McCann, a British 3-year-old, was on vacation with her parents, Gerry and Kate, and her twin siblings when she vanished from a Portugal resort on May 3, 2007.
Though the toddler was originally thought to have left the seaside resort of her own accord, the search soon turned frantic when people began to suspect she’d been abducted. Portuguese authorities have been met with criticism for how they handled the investigation, being accused of not searching for the perpetrators with enough zeal.
A man who has since been cleared was originally eyed in connection with the case, though suspicion soon fell on Gerry and Kate. Upon their return to England, the McCanns received support from their community, but the media continued to speculate whether the couple was hiding something. Gerry and Kate have since accused several outlets of libel.
Coverage in the case has been eerily reminiscent of America’s handling of the mystery surrounding JonBenét Ramsey — the 6-year-old girl found dead in her Colorado home on Christmas 1996.
“The Disappearance of Madeleine McCann,” directed by Chris Smith (“Fyre: The Greatest Party That Never Happened”) continues Netflix’s trend of producing controversial true crime docuseries such as 2015’s hit “Making a Murderer.”
The eight-episode series is said to provide a “unique” perspective on Madeleine’s case and features dozens of interviews with investigative journalists, alleged witnesses, the initial suspect, and others involved in the case.
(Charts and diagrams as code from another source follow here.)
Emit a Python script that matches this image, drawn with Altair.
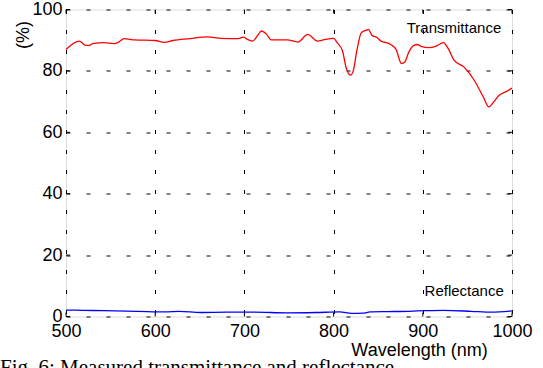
import altair as alt
import pandas as pd

# Transmittance (red)
t_wl = [500, 515, 522, 526, 530, 542, 554, 559, 565, 577, 600, 610, 620, 639, 658, 674,
        693, 699, 703, 709, 715, 719, 725, 730, 748, 760, 771, 782, 791, 800, 804, 810,
        814, 819, 822, 826, 831, 837, 839, 843, 849, 853, 859, 864, 870, 876, 880, 884,
        890, 894, 898, 907, 915, 923, 929, 935, 946, 958, 968, 974, 979, 985, 995, 1000]
t_val = [87.0, 89.7, 88.3, 88.3, 88.9, 89.2, 88.9, 89.4, 90.5, 90.1, 89.9, 89.3, 89.9, 90.5, 91.1, 90.6,
         90.5, 91.0, 90.3, 89.7, 91.6, 93.0, 91.9, 90.1, 90.1, 89.4, 91.9, 89.7, 90.3, 90.6, 89.2, 86.5,
         81.1, 78.6, 80.0, 86.5, 92.4, 93.3, 93.5, 91.6, 90.8, 89.7, 89.2, 88.6, 87.0, 82.4, 83.0, 85.9,
         88.3, 88.6, 88.0, 87.6, 88.1, 89.2, 87.0, 83.5, 81.3, 76.8, 71.4, 68.3, 69.7, 71.9, 73.5, 74.4]

# Reflectance (blue)
r_wl = [500, 520, 542, 580, 611, 627, 651, 680, 711, 748, 780, 807, 820, 833, 841, 860,
        884, 904, 923, 954, 977, 1000]
r_val = [2.1, 2.0, 1.9, 1.7, 1.5, 1.7, 1.3, 1.4, 1.4, 1.2, 1.3, 1.5, 1.0, 1.1, 1.5, 1.6,
         1.7, 1.9, 2.0, 1.7, 1.4, 1.8]

x_ticks = [500, 600, 700, 800, 900, 1000]
y_ticks = [0, 20, 40, 60, 80, 100]

ann_labels = ["Transmittance", "Reflectance"]
ann_x = [882, 902]
ann_y = [92.2, 6.8]

caption = "Fig. 6: Measured transmittance and reflectance"

W, H = 446, 307
SANS = "Liberation Sans"
SERIF = "Liberation Serif"

trans = pd.DataFrame({"wl": t_wl, "val": t_val})
refl = pd.DataFrame({"wl": r_wl, "val": r_val})
ann = pd.DataFrame({"label": ann_labels, "wl": ann_x, "val": ann_y})
xt = pd.DataFrame({"wl": x_ticks})
yt = pd.DataFrame({"val": y_ticks})
cap = pd.DataFrame({"t": [caption]})

xscale = alt.Scale(domain=[500, 1000], nice=False, zero=False)
yscale = alt.Scale(domain=[0, 100], nice=False)

xaxis = alt.Axis(
    values=x_ticks, format="d", grid=True, gridDash=[4, 16], gridColor="black", gridOpacity=1,
    gridWidth=1, ticks=False, domain=False, labelFont=SANS, labelFontSize=18, labelColor="black",
    labelPadding=6, labelFlush=False, labelOverlap=False,
    title="Wavelength (nm)", titleFont=SANS, titleFontSize=18, titleFontWeight="normal",
    titleColor="black", titleX=353, titleY=39, titleAlign="center", titleBaseline="alphabetic",
)
yaxis = alt.Axis(
    values=y_ticks, format="d", grid=True, gridDash=[4, 16], gridColor="black", gridOpacity=1,
    gridWidth=1, ticks=False, domain=False, labelFont=SANS, labelFontSize=18, labelColor="black",
    labelPadding=4, labelFlush=False, labelOverlap=False,
    title="(%)", titleFont=SANS, titleFontSize=18, titleFontWeight="normal", titleColor="black",
    titleX=-43, titleY=25, titleAngle=270, titleAlign="center", titleBaseline="middle",
)

X = alt.X("wl:Q", scale=xscale, axis=xaxis)
Y = alt.Y("val:Q", scale=yscale, axis=yaxis)

t_line = alt.Chart(trans).mark_line(color="#ff0000", strokeWidth=1.3, interpolate="monotone").encode(
    x=X, y=Y)
r_line = alt.Chart(refl).mark_line(color="#0000ff", strokeWidth=1.3, interpolate="monotone").encode(
    x=X, y=Y)
labels = alt.Chart(ann).mark_text(
    align="left", baseline="alphabetic", font=SANS, fontSize=15, color="black"
).encode(x=X, y=Y, text="label:N")

tick_style = dict(color="black", strokeWidth=1)
bt = alt.Chart(xt).mark_rule(**tick_style).encode(x=X, y=alt.value(H), y2=alt.value(H - 4))
tt = alt.Chart(xt).mark_rule(**tick_style).encode(x=X, y=alt.value(0), y2=alt.value(4))
lt = alt.Chart(yt).mark_rule(**tick_style).encode(y=Y, x=alt.value(0), x2=alt.value(4))
rt = alt.Chart(yt).mark_rule(**tick_style).encode(y=Y, x=alt.value(W), x2=alt.value(W - 4))

cap_text = alt.Chart(cap).mark_text(
    align="left", baseline="alphabetic", font=SERIF, fontSize=21, color="black"
).encode(x=alt.value(-66), y=alt.value(364), text="t:N")

chart = alt.layer(t_line, r_line, labels, bt, tt, lt, rt, cap_text).properties(
    width=W, height=H,
    autosize=alt.AutoSizeParams(type="none"),
    padding={"left": 66, "top": 9.5, "right": 31, "bottom": 51.5},
).configure_view(stroke="black", strokeWidth=1.5).configure(background="white")

chart.save("out.html", embed_options={"renderer": "svg", "actions": False})
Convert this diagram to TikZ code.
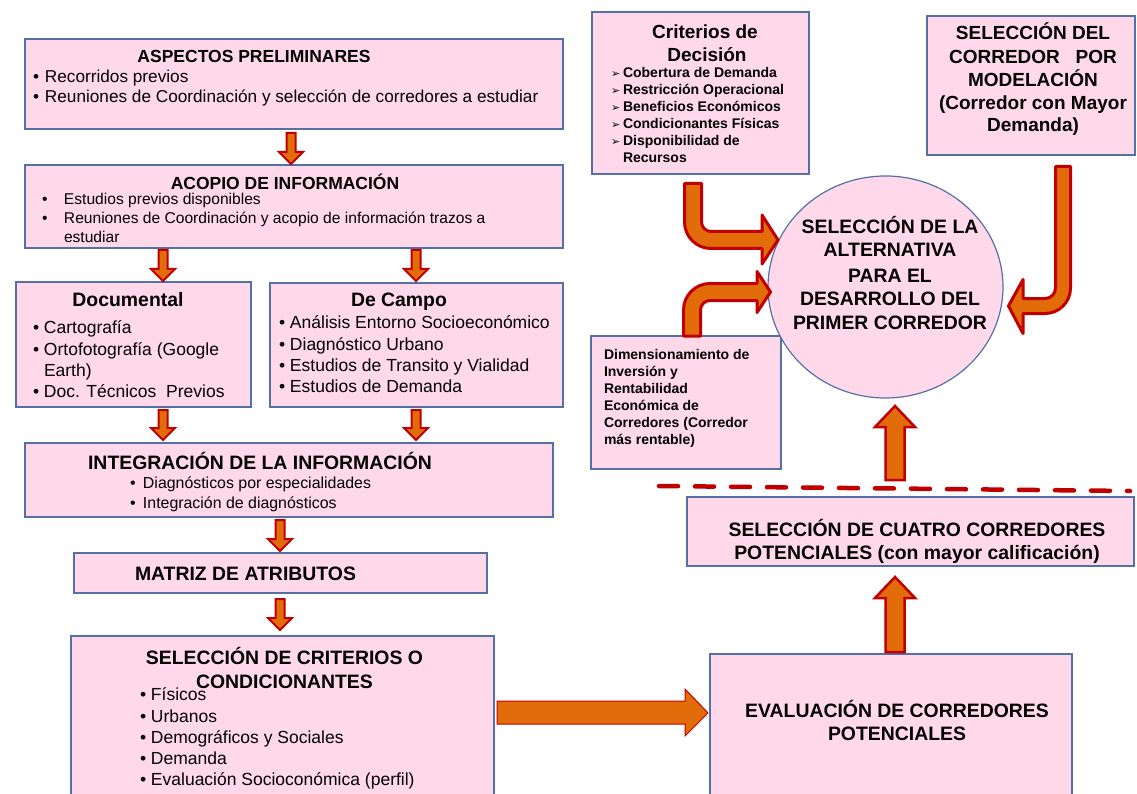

It’s also notable for the lack of involvement by the girl’s parents.
In a statement, Gerry and Kate said, “We did not see — and still do not see — how this programme will help the search for Madeleine and, particularly given there is an active police investigation, it could potentially hinder it.” They also confirmed, “Our views and preferences are not reflected in the programme.” Their lawyer, Rogério Alves, was interviewed for the series.
The trailer for the series dropped Thursday, showcasing reenactments and archival footage. The trailer also proposes theories of human trafficking while simultaneously reigniting suspicions surrounding the McCann family.
One of the first voice-overs says, “If you made a dozen movies out of this, nobody would believe them.” This is bookended by one interviewee saying, “Somebody knows what’s happened to Madeleine McCann,” leading viewers to think that the series will provide some sort of epiphany or resolution to a case which has haunted the public, and of course those involved, for over a decade.